Для мало-мальски начитанного человека это первое, что вспоминается о предполагаемых ощущениях приговоренных к смерти своей последней минуты. Потом начинаешь задумываться, читать о случаях казни, поневоле ставя себя на место приговоренного. Может ли нормальный и душевно развитый человек не ставить себя на это место? Хотя бы потому, что не может не думать о собственной смерти, в переживании которой есть много сходного со смертным приговором суда.

Есть определенный уровень человеческого унижения, - самой этой жизнью, часть которой – тюрьма, насилие, суд, - достигнув которого вполне способен выбрать смерть в качестве избавления от этой жизни. Да, думаешь, хорошо бы достичь эйфорического восприятия реальности, которая бывает в последние минуты казнимого, когда лишь бы надышаться последним глотком воздуха. Но вряд ли в тюрьме возможно хотя бы это последнее, но дистиллированное ощущение прозрения. Слишком насильственное все, что окружает узника.

Другая проблема заключается в том, что воображать можно все, что угодно. Но опыт других показывает, что в последнюю минуту сама человеческая натура может, не выдержав чрезмерной нагрузки, сыграть с человеком злую шутку, выйдя из-под всякого его контроля. Сможешь ли ты отвечать за себя на грани смерти? Что будешь ощущать, будешь ли вменяемым, можно ли будет это назвать человеческим ощущением как таковым? Мнишь о прозрениях, а наделаешь, не контролируя себя, в штаны. Человеческая природа не та штука, с которой шутки шутят и сказки рассказывают, - это уже и сам давно понимаешь.

Тем более что случаев «неадекватного» поведения смертников более чем достаточно. Все рыдают после приговора к смертной казни, а Леонард Лоус из штата Миссури чуть не помер от смеха. И это была не истерика, поскольку, перестав смеяться, он категорически отказался подавать какие-либо апелляции.

Некоторые в ожидании смертной казни кончают с собой сами. Такой случай был на Ямайке, где осужденные ждали казни пять лет, да, видно, надоело. Кто-то пытается в этой ситуации уморить себя голодом. Кто-то перерезает себе горло осколком стекла. Притом, что убить себя в тюрьме крайне непростая задача. «Замечено, что осужденные на казнь, - пишет Иван Тургенев в очерке "Казнь Тропмана", - по объявлении им приговора либо впадают в совершенную бесчувственность и как бы заранее умирают и разлагаются, либо рисуются и бравируют, либо, наконец, предаются отчаянию, плачут, дрожат, умоляют о пощаде...»
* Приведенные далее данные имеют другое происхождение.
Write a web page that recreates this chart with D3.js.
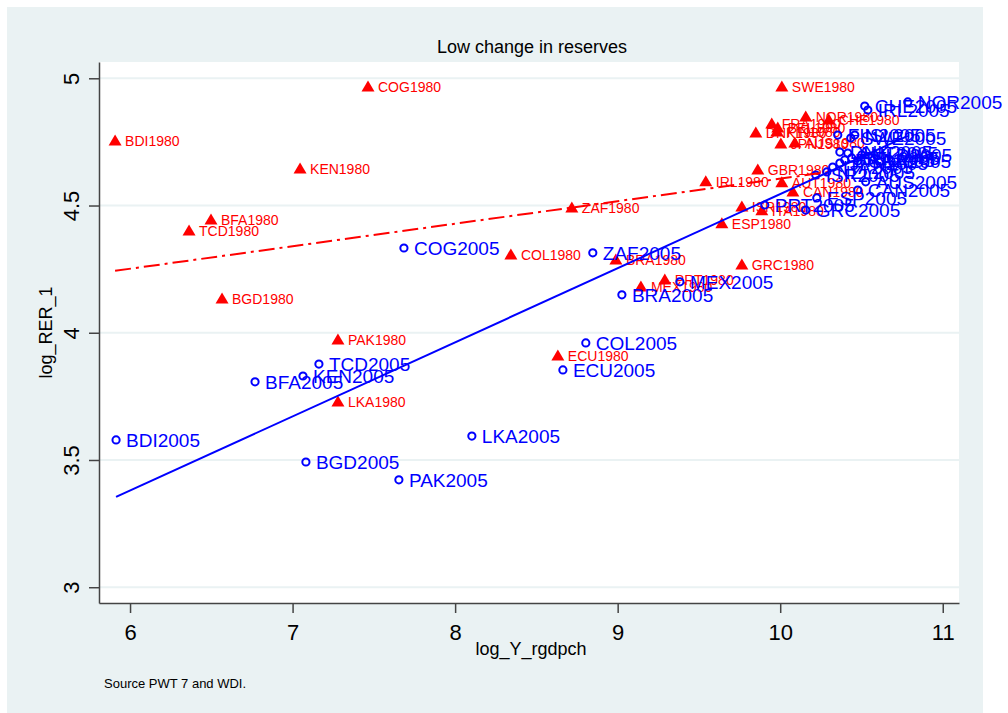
<!DOCTYPE html>
<html>
<head>
<meta charset="utf-8">
<script src="https://cdn.jsdelivr.net/npm/d3@7"></script>
<style>
  body { margin: 0; background: #fff; }
  text { font-family: "Liberation Sans", Arial, sans-serif; }
</style>
</head>
<body>
<div id="chart"></div>
<script>
// 1980 observations (red triangles)
var codes1980 = ["BDI","COG","KEN","BFA","TCD","BGD","PAK","LKA","ZAF","COL","BRA","ECU","MEX","PRT",
                 "GRC","ESP","IRL","GBR","ISR","ITA","AUT","CAN","SWE","NOR","CHE","FRA","BEL","DNK","FIN","AUS","JPN"];
var x1980 = [5.908,7.464,7.046,6.498,6.363,6.566,7.279,7.279,8.718,8.343,8.989,8.632,9.143,9.290,
             9.764,9.641,9.542,9.862,9.764,9.887,10.010,10.078,10.010,10.157,10.299,9.948,9.985,9.850,9.979,10.090,10.004];
var y1980 = [4.754,4.966,4.644,4.443,4.400,4.133,3.972,3.728,4.490,4.306,4.286,3.909,4.180,4.207,
             4.266,4.428,4.593,4.640,4.494,4.479,4.589,4.553,4.966,4.848,4.836,4.820,4.805,4.785,4.789,4.746,4.742];

// 2005 observations (blue hollow circles)
var codes2005 = ["BDI","BFA","KEN","TCD","BGD","PAK","LKA","COG","ZAF","BRA","COL","ECU","MEX","PRT",
                 "GRC","ESP","CAN","AUS","NZL","ISR","ITA","JPN","FRA","BEL","GBR","AUT","NLD","DNK","FIN","SWE","ISL","CHE","IRL","NOR"];
var x2005 = [5.914,6.769,7.064,7.162,7.082,7.654,8.103,7.685,8.847,9.026,8.804,8.663,9.383,9.905,
             10.157,10.225,10.477,10.526,10.287,10.219,10.323,10.367,10.397,10.440,10.477,10.416,10.502,10.367,10.354,10.434,10.459,10.520,10.539,10.785];
var y2005 = [3.579,3.807,3.830,3.877,3.492,3.422,3.594,4.333,4.314,4.149,3.960,3.854,4.200,4.502,
             4.482,4.530,4.561,4.593,4.632,4.620,4.651,4.667,4.679,4.687,4.675,4.706,4.699,4.710,4.777,4.765,4.777,4.891,4.875,4.907];

var xTicks = [6, 7, 8, 9, 10, 11];
var yTicks = [3, 3.5, 4, 4.5, 5];
var yTickLabels = ["3", "3.5", "4", "4.5", "5"];

var width = 1008, height = 713;
var plot = {left: 99, top: 62, right: 959, bottom: 603};

var svg = d3.select("#chart").append("svg")
  .attr("width", width)
  .attr("height", height);

svg.append("rect").attr("x", 0).attr("y", 0).attr("width", width).attr("height", height).attr("fill", "#fff");
svg.append("rect").attr("x", 7).attr("y", 7).attr("width", 976).attr("height", 706).attr("fill", "#eaf2f3");
svg.append("rect")
  .attr("x", plot.left).attr("y", plot.top)
  .attr("width", plot.right - plot.left).attr("height", plot.bottom - plot.top)
  .attr("fill", "#fff");

var x = d3.scaleLinear().domain([5.809, 11.1]).range([plot.left, plot.right]);
var y = d3.scaleLinear().domain([2.938, 5.064]).range([plot.bottom, plot.top]);

// grid lines
svg.append("g").selectAll("line")
  .data(yTicks)
  .enter().append("line")
  .attr("x1", plot.left).attr("x2", plot.right)
  .attr("y1", function(d) { return y(d); })
  .attr("y2", function(d) { return y(d); })
  .attr("stroke", "#eaf2f3")
  .attr("stroke-width", 2);

// axes
var gx = svg.append("g")
  .attr("transform", "translate(0," + plot.bottom + ")")
  .call(d3.axisBottom(x).tickValues(xTicks).tickSize(10).tickSizeOuter(0).tickFormat(d3.format("d")));
gx.selectAll("text").attr("y", 37).attr("dy", 0).style("font-size", "22px").attr("fill", "#000");

var gy = svg.append("g")
  .attr("transform", "translate(" + plot.left + ",0)")
  .call(d3.axisLeft(y).tickValues(yTicks).tickSize(10).tickSizeOuter(0)
    .tickFormat(function(d, i) { return yTickLabels[i]; }));
gy.selectAll("text")
  .attr("x", 0).attr("y", 0).attr("dy", 0)
  .attr("text-anchor", "middle")
  .attr("transform", "translate(-20,0) rotate(-90)")
  .style("font-size", "22px").attr("fill", "#000");

[gx, gy].forEach(function(g) {
  g.select(".domain").attr("stroke", "#444").attr("stroke-width", 1.5);
  g.selectAll(".tick line").attr("stroke", "#444").attr("stroke-width", 1.5);
});

// titles
svg.append("text")
  .attr("x", (plot.left + plot.right) / 2 + 3).attr("y", 53)
  .attr("text-anchor", "middle")
  .style("font-size", "18px")
  .text("Low change in reserves");

svg.append("text")
  .attr("x", (plot.left + plot.right) / 2 + 2).attr("y", 655)
  .attr("text-anchor", "middle")
  .style("font-size", "18px")
  .text("log_Y_rgdpch");

svg.append("text")
  .attr("transform", "translate(52," + ((plot.top + plot.bottom) / 2) + ") rotate(-90)")
  .attr("text-anchor", "middle")
  .style("font-size", "18px")
  .text("log_RER_1");

svg.append("text")
  .attr("x", 104).attr("y", 688)
  .style("font-size", "13px")
  .text("Source PWT 7 and WDI.");

var pts1980 = codes1980.map(function(c, i) { return {code: c + "1980", x: x1980[i], y: y1980[i]}; });
var pts2005 = codes2005.map(function(c, i) { return {code: c + "2005", x: x2005[i], y: y2005[i]}; });

// red triangles
var g80 = svg.append("g");
g80.selectAll("path")
  .data(pts1980)
  .enter().append("path")
  .attr("d", "M0,-6.5L6.5,4.5L-6.5,4.5Z")
  .attr("transform", function(d) { return "translate(" + x(d.x) + "," + y(d.y) + ")"; })
  .attr("fill", "#ff0000");
g80.selectAll("text")
  .data(pts1980)
  .enter().append("text")
  .attr("x", function(d) { return x(d.x) + 10; })
  .attr("y", function(d) { return y(d.y) + 5; })
  .attr("fill", "#ff0000")
  .style("font-size", "14px")
  .text(function(d) { return d.code; });

// blue hollow circles
var g05 = svg.append("g");
g05.selectAll("circle")
  .data(pts2005)
  .enter().append("circle")
  .attr("cx", function(d) { return x(d.x); })
  .attr("cy", function(d) { return y(d.y); })
  .attr("r", 3.6)
  .attr("fill", "none")
  .attr("stroke", "#0000ff")
  .attr("stroke-width", 2);
g05.selectAll("text")
  .data(pts2005)
  .enter().append("text")
  .attr("x", function(d) { return x(d.x) + 10; })
  .attr("y", function(d) { return y(d.y) + 7; })
  .attr("fill", "#0000ff")
  .style("font-size", "19px")
  .text(function(d) { return d.code; });

// linear fits
function fit(pts) {
  var mx = d3.mean(pts, function(d) { return d.x; });
  var my = d3.mean(pts, function(d) { return d.y; });
  var sxy = d3.sum(pts, function(d) { return (d.x - mx) * (d.y - my); });
  var sxx = d3.sum(pts, function(d) { return (d.x - mx) * (d.x - mx); });
  var b = sxy / sxx, a = my - b * mx;
  var ext = d3.extent(pts, function(d) { return d.x; });
  return ext.map(function(v) { return [v, a + b * v]; });
}

var line = d3.line()
  .x(function(d) { return x(d[0]); })
  .y(function(d) { return y(d[1]); });

svg.append("path")
  .attr("d", line(fit(pts1980)))
  .attr("fill", "none")
  .attr("stroke", "#ff0000")
  .attr("stroke-width", 2)
  .attr("stroke-dasharray", "16,5,3,5");

svg.append("path")
  .attr("d", line(fit(pts2005)))
  .attr("fill", "none")
  .attr("stroke", "#0000ff")
  .attr("stroke-width", 2);
</script>
</body>
</html>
Возможно, что порог смерти предлагает человеку такие состояния, когда внезапное озарение и «метанойя», с предположения о которых мы начинали опыт размышлений – лишь одно из них, но отнюдь не главное. Может, сойти с ума в эти минуты гораздо проще, чем оказаться святым и просветленным. «Четверть секунды всего и страшнее...» - говоря словами князя Мышкина о предсмертных мгновениях. Можно, кстати, вспомнить, что нацисты, гильотинируя людей в пражской тюрьме Павкрац, клали их лицом вверх - чтобы видели падающее лезвие.

 

Размышление о смерти, о своем последнем часе неотъемлемая часть пробужденного человеческого сознания. Бытие-к-смерти» (Sein-zum-Tode) – вот точные слова, найденные философом Мартином Хайдеггером для описания целостности человеческого существования. Кому, как не человеку, воспитанному на русской классике и русской государственности, знать это!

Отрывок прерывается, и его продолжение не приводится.